• DATASET EXTRACT:
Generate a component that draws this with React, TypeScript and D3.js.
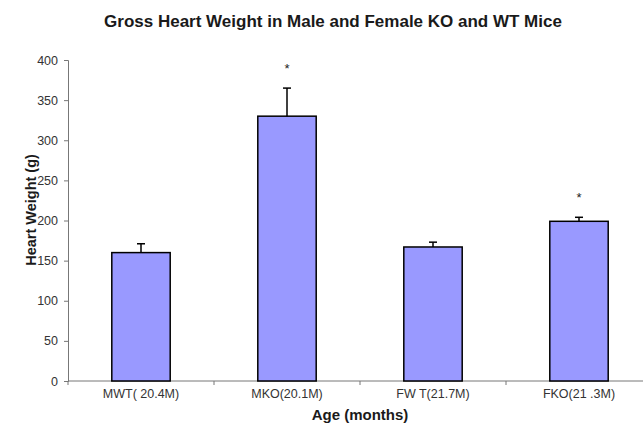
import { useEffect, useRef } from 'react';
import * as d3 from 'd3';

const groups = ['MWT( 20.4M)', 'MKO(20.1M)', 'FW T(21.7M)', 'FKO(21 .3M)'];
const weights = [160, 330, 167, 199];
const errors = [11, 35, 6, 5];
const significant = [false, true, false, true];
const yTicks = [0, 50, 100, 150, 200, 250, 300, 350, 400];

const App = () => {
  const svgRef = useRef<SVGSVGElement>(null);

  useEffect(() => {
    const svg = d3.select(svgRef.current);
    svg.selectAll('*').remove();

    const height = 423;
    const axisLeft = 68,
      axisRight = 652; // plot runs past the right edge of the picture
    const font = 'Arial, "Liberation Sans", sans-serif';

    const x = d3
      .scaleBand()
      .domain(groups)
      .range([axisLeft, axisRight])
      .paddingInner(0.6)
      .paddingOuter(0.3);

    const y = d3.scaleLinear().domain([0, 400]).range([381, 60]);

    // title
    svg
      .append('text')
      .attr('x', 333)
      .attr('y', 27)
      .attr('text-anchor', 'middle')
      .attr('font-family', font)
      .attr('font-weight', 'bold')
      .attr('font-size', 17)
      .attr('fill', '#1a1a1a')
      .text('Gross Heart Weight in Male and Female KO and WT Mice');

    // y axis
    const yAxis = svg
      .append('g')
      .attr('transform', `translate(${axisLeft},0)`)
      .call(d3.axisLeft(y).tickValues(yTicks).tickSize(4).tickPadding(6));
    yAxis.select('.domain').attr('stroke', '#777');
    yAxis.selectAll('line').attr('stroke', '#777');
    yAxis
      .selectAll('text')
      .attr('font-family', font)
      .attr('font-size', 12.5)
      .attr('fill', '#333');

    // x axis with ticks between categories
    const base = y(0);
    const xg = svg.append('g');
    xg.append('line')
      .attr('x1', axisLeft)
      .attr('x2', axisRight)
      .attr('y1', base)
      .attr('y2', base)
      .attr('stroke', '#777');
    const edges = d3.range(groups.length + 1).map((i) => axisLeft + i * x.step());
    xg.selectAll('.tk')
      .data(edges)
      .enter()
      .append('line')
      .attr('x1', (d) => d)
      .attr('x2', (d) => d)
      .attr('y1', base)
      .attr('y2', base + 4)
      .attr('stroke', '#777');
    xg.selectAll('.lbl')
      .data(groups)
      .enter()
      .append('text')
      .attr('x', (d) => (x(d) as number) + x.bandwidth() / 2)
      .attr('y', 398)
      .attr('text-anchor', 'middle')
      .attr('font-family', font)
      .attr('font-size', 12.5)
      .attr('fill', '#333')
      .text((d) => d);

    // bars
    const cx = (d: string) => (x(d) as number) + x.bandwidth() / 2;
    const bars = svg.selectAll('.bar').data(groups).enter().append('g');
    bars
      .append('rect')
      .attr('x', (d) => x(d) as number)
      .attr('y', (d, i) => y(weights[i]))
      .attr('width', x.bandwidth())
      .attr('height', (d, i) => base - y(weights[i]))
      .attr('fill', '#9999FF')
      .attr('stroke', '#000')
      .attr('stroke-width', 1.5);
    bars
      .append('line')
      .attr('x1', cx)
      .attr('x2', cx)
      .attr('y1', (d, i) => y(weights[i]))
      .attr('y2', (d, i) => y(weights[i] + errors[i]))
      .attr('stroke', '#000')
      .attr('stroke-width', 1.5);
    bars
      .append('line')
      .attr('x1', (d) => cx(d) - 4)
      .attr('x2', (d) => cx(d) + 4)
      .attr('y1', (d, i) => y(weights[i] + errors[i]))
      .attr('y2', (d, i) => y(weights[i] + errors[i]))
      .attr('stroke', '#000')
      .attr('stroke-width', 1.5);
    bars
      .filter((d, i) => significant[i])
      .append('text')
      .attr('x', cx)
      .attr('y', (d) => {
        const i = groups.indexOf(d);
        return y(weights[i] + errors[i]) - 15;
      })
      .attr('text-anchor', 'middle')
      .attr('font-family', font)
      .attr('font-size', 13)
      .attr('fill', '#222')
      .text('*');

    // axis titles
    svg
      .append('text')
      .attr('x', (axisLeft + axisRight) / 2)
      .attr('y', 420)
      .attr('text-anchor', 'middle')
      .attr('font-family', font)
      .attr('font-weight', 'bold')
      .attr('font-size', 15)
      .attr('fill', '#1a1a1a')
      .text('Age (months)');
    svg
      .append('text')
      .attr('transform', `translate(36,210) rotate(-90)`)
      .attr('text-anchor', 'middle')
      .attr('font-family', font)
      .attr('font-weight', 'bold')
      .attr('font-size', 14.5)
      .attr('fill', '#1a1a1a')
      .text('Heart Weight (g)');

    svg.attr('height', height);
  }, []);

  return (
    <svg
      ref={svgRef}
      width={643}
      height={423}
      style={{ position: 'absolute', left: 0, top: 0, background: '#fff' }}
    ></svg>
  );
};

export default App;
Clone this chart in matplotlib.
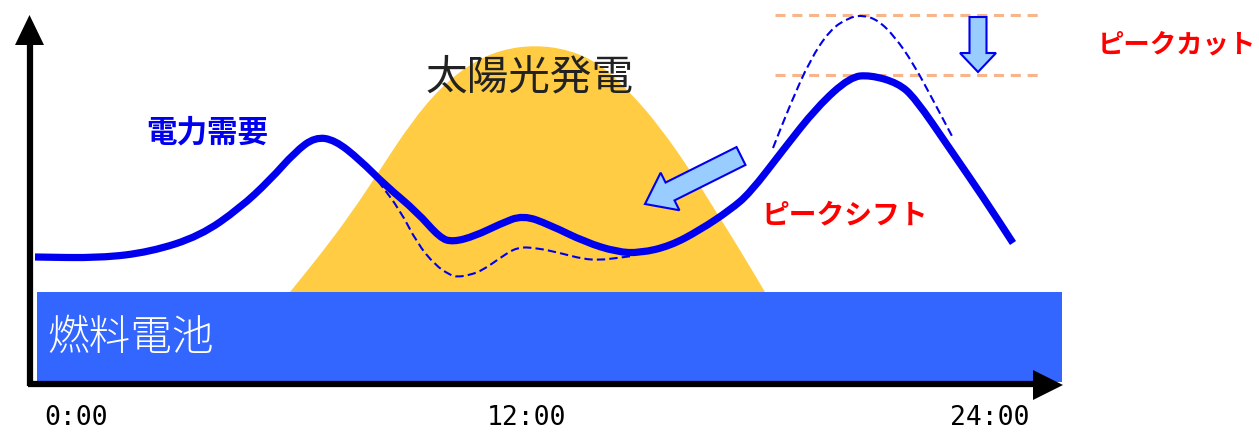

• SHORT TASK:
Exclude the pictures, and transcribe all of the material exactly.

• WRITTEN RESPONSE:
Generate a component that draws this with React, TypeScript and D3.js.
import { useEffect, useRef } from 'react';
import * as d3 from 'd3';

const groups = ['MWT( 20.4M)', 'MKO(20.1M)', 'FW T(21.7M)', 'FKO(21 .3M)'];
const weights = [160, 330, 167, 199];
const errors = [11, 35, 6, 5];
const significant = [false, true, false, true];
const yTicks = [0, 50, 100, 150, 200, 250, 300, 350, 400];

const App = () => {
  const svgRef = useRef<SVGSVGElement>(null);

  useEffect(() => {
    const svg = d3.select(svgRef.current);
    svg.selectAll('*').remove();

    const height = 423;
    const axisLeft = 68,
      axisRight = 652; // plot runs past the right edge of the picture
    const font = 'Arial, "Liberation Sans", sans-serif';

    const x = d3
      .scaleBand()
      .domain(groups)
      .range([axisLeft, axisRight])
      .paddingInner(0.6)
      .paddingOuter(0.3);

    const y = d3.scaleLinear().domain([0, 400]).range([381, 60]);

    // title
    svg
      .append('text')
      .attr('x', 333)
      .attr('y', 27)
      .attr('text-anchor', 'middle')
      .attr('font-family', font)
      .attr('font-weight', 'bold')
      .attr('font-size', 17)
      .attr('fill', '#1a1a1a')
      .text('Gross Heart Weight in Male and Female KO and WT Mice');

    // y axis
    const yAxis = svg
      .append('g')
      .attr('transform', `translate(${axisLeft},0)`)
      .call(d3.axisLeft(y).tickValues(yTicks).tickSize(4).tickPadding(6));
    yAxis.select('.domain').attr('stroke', '#777');
    yAxis.selectAll('line').attr('stroke', '#777');
    yAxis
      .selectAll('text')
      .attr('font-family', font)
      .attr('font-size', 12.5)
      .attr('fill', '#333');

    // x axis with ticks between categories
    const base = y(0);
    const xg = svg.append('g');
    xg.append('line')
      .attr('x1', axisLeft)
      .attr('x2', axisRight)
      .attr('y1', base)
      .attr('y2', base)
      .attr('stroke', '#777');
    const edges = d3.range(groups.length + 1).map((i) => axisLeft + i * x.step());
    xg.selectAll('.tk')
      .data(edges)
      .enter()
      .append('line')
      .attr('x1', (d) => d)
      .attr('x2', (d) => d)
      .attr('y1', base)
      .attr('y2', base + 4)
      .attr('stroke', '#777');
    xg.selectAll('.lbl')
      .data(groups)
      .enter()
      .append('text')
      .attr('x', (d) => (x(d) as number) + x.bandwidth() / 2)
      .attr('y', 398)
      .attr('text-anchor', 'middle')
      .attr('font-family', font)
      .attr('font-size', 12.5)
      .attr('fill', '#333')
      .text((d) => d);

    // bars
    const cx = (d: string) => (x(d) as number) + x.bandwidth() / 2;
    const bars = svg.selectAll('.bar').data(groups).enter().append('g');
    bars
      .append('rect')
      .attr('x', (d) => x(d) as number)
      .attr('y', (d, i) => y(weights[i]))
      .attr('width', x.bandwidth())
      .attr('height', (d, i) => base - y(weights[i]))
      .attr('fill', '#9999FF')
      .attr('stroke', '#000')
      .attr('stroke-width', 1.5);
    bars
      .append('line')
      .attr('x1', cx)
      .attr('x2', cx)
      .attr('y1', (d, i) => y(weights[i]))
      .attr('y2', (d, i) => y(weights[i] + errors[i]))
      .attr('stroke', '#000')
      .attr('stroke-width', 1.5);
    bars
      .append('line')
      .attr('x1', (d) => cx(d) - 4)
      .attr('x2', (d) => cx(d) + 4)
      .attr('y1', (d, i) => y(weights[i] + errors[i]))
      .attr('y2', (d, i) => y(weights[i] + errors[i]))
      .attr('stroke', '#000')
      .attr('stroke-width', 1.5);
    bars
      .filter((d, i) => significant[i])
      .append('text')
      .attr('x', cx)
      .attr('y', (d) => {
        const i = groups.indexOf(d);
        return y(weights[i] + errors[i]) - 15;
      })
      .attr('text-anchor', 'middle')
      .attr('font-family', font)
      .attr('font-size', 13)
      .attr('fill', '#222')
      .text('*');

    // axis titles
    svg
      .append('text')
      .attr('x', (axisLeft + axisRight) / 2)
      .attr('y', 420)
      .attr('text-anchor', 'middle')
      .attr('font-family', font)
      .attr('font-weight', 'bold')
      .attr('font-size', 15)
      .attr('fill', '#1a1a1a')
      .text('Age (months)');
    svg
      .append('text')
      .attr('transform', `translate(36,210) rotate(-90)`)
      .attr('text-anchor', 'middle')
      .attr('font-family', font)
      .attr('font-weight', 'bold')
      .attr('font-size', 14.5)
      .attr('fill', '#1a1a1a')
      .text('Heart Weight (g)');

    svg.attr('height', height);
  }, []);

  return (
    <svg
      ref={svgRef}
      width={643}
      height={423}
      style={{ position: 'absolute', left: 0, top: 0, background: '#fff' }}
    ></svg>
  );
};

export default App;
Clone this chart in matplotlib.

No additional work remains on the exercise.